# [Data for this exercise]

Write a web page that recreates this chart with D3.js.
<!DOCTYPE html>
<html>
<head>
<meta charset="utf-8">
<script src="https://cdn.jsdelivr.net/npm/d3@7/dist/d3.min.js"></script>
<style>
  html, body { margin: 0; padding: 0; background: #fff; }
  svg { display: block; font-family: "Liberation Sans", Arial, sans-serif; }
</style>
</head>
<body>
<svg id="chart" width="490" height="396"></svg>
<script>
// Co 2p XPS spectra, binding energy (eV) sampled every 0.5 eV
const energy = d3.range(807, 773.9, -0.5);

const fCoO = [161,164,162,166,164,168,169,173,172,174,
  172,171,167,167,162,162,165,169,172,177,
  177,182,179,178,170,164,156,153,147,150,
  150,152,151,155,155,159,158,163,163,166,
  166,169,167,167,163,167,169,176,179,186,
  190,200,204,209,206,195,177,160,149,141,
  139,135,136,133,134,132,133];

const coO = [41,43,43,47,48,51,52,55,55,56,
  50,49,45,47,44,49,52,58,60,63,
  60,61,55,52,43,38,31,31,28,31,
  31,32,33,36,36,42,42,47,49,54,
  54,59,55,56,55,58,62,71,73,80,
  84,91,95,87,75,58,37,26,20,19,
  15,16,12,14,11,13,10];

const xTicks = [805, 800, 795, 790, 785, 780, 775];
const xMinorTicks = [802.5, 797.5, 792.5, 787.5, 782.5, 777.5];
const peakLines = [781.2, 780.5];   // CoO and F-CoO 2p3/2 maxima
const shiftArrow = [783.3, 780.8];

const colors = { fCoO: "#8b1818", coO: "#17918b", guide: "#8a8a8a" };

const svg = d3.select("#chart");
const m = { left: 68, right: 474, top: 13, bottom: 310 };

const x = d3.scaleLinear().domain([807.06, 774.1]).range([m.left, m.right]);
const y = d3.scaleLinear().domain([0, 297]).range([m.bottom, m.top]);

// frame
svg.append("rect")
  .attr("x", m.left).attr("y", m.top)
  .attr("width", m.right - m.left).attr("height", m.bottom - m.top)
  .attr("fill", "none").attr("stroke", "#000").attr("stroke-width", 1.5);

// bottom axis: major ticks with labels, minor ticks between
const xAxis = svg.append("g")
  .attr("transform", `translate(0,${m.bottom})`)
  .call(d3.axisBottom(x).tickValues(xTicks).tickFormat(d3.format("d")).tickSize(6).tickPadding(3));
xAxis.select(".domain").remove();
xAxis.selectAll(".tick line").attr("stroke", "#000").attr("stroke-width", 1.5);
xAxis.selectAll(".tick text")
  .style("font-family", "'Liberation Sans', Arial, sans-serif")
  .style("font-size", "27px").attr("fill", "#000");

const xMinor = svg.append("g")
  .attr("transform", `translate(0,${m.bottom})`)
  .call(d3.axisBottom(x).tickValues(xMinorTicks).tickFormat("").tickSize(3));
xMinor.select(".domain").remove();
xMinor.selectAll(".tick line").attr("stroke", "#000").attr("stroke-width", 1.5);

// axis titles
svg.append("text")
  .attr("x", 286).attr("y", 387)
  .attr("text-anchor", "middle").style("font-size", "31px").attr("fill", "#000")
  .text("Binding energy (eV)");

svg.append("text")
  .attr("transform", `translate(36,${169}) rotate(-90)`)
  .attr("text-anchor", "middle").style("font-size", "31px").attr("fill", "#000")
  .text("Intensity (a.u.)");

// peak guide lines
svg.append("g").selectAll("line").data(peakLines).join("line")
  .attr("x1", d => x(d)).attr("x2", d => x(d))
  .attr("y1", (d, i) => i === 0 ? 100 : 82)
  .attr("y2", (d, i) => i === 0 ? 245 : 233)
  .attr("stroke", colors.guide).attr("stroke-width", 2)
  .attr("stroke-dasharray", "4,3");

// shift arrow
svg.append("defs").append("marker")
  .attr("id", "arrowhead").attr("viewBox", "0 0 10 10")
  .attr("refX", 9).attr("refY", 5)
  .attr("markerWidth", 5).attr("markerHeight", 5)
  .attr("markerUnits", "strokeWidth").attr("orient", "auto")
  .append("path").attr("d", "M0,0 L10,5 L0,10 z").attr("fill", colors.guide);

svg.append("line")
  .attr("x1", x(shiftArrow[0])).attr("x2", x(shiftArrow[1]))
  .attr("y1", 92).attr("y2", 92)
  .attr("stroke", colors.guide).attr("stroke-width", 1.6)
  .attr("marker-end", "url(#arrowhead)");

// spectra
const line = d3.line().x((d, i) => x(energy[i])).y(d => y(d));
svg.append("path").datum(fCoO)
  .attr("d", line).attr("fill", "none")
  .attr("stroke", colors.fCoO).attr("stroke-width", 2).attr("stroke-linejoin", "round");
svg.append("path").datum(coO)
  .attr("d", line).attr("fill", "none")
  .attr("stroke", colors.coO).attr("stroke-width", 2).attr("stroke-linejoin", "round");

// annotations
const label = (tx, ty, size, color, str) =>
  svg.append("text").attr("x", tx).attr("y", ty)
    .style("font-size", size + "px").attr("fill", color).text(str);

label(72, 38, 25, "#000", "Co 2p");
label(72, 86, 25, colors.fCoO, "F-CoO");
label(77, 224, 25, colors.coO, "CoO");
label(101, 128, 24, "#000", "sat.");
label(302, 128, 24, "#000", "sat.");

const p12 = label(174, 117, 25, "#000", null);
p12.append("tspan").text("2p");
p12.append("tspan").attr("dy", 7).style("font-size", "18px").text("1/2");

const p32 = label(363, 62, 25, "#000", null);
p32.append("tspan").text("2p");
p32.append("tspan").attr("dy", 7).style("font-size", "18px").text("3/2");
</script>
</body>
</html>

...

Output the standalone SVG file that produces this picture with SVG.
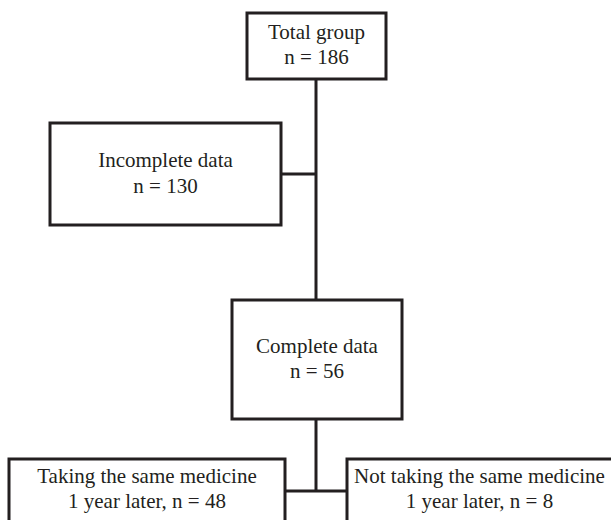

* * *

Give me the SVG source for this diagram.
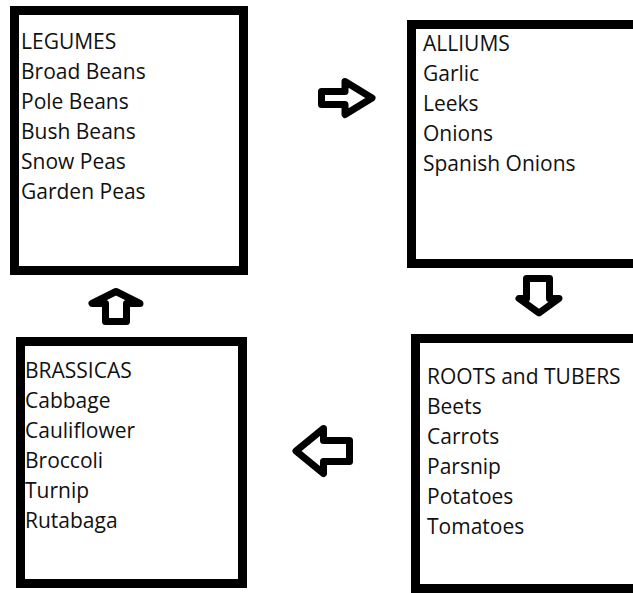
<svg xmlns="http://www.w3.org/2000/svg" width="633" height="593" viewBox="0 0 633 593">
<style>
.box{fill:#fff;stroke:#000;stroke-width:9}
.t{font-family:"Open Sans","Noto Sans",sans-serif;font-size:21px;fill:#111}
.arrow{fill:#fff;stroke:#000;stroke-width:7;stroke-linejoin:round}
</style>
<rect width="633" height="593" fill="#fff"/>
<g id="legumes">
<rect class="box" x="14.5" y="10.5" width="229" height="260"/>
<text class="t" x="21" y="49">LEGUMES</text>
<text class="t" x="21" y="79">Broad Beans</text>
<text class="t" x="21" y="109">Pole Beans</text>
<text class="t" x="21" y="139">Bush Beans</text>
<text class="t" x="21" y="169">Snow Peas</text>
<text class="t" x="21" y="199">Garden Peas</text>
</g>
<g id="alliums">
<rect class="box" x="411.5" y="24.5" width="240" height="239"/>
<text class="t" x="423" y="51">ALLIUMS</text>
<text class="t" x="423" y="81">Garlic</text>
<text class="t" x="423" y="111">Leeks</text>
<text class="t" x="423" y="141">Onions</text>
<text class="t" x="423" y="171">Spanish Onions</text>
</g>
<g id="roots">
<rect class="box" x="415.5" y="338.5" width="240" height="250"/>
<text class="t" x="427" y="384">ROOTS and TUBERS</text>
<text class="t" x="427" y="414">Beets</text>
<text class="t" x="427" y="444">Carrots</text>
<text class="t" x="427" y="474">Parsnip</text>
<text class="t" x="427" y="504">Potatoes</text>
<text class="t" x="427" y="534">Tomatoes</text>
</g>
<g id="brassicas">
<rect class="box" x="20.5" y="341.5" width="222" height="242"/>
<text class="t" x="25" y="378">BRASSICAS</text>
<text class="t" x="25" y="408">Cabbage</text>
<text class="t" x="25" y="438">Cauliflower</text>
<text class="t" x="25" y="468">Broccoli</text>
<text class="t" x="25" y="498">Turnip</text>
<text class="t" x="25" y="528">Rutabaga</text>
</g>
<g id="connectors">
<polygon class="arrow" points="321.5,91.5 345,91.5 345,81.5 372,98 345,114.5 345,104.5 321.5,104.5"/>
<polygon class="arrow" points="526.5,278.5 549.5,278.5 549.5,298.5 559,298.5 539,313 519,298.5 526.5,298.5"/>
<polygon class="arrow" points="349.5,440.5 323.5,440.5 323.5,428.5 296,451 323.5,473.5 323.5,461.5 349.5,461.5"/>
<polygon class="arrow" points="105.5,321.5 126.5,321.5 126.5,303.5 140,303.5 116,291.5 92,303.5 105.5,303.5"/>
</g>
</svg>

# [Challenge]
Repeat, word for word, only the lines from the line holding "Write a web" through the line holding "d3.scaleLinear().domain([0, 297]).range([m.bottom, m.top]);", with both of those lines included.

# [Output below]
Write a web page that recreates this chart with D3.js.
<!DOCTYPE html>
<html>
<head>
<meta charset="utf-8">
<script src="https://cdn.jsdelivr.net/npm/d3@7/dist/d3.min.js"></script>
<style>
  html, body { margin: 0; padding: 0; background: #fff; }
  svg { display: block; font-family: "Liberation Sans", Arial, sans-serif; }
</style>
</head>
<body>
<svg id="chart" width="490" height="396"></svg>
<script>
// Co 2p XPS spectra, binding energy (eV) sampled every 0.5 eV
const energy = d3.range(807, 773.9, -0.5);

const fCoO = [161,164,162,166,164,168,169,173,172,174,
  172,171,167,167,162,162,165,169,172,177,
  177,182,179,178,170,164,156,153,147,150,
  150,152,151,155,155,159,158,163,163,166,
  166,169,167,167,163,167,169,176,179,186,
  190,200,204,209,206,195,177,160,149,141,
  139,135,136,133,134,132,133];

const coO = [41,43,43,47,48,51,52,55,55,56,
  50,49,45,47,44,49,52,58,60,63,
  60,61,55,52,43,38,31,31,28,31,
  31,32,33,36,36,42,42,47,49,54,
  54,59,55,56,55,58,62,71,73,80,
  84,91,95,87,75,58,37,26,20,19,
  15,16,12,14,11,13,10];

const xTicks = [805, 800, 795, 790, 785, 780, 775];
const xMinorTicks = [802.5, 797.5, 792.5, 787.5, 782.5, 777.5];
const peakLines = [781.2, 780.5];   // CoO and F-CoO 2p3/2 maxima
const shiftArrow = [783.3, 780.8];

const colors = { fCoO: "#8b1818", coO: "#17918b", guide: "#8a8a8a" };

const svg = d3.select("#chart");
const m = { left: 68, right: 474, top: 13, bottom: 310 };

const x = d3.scaleLinear().domain([807.06, 774.1]).range([m.left, m.right]);
const y = d3.scaleLinear().domain([0, 297]).range([m.bottom, m.top]);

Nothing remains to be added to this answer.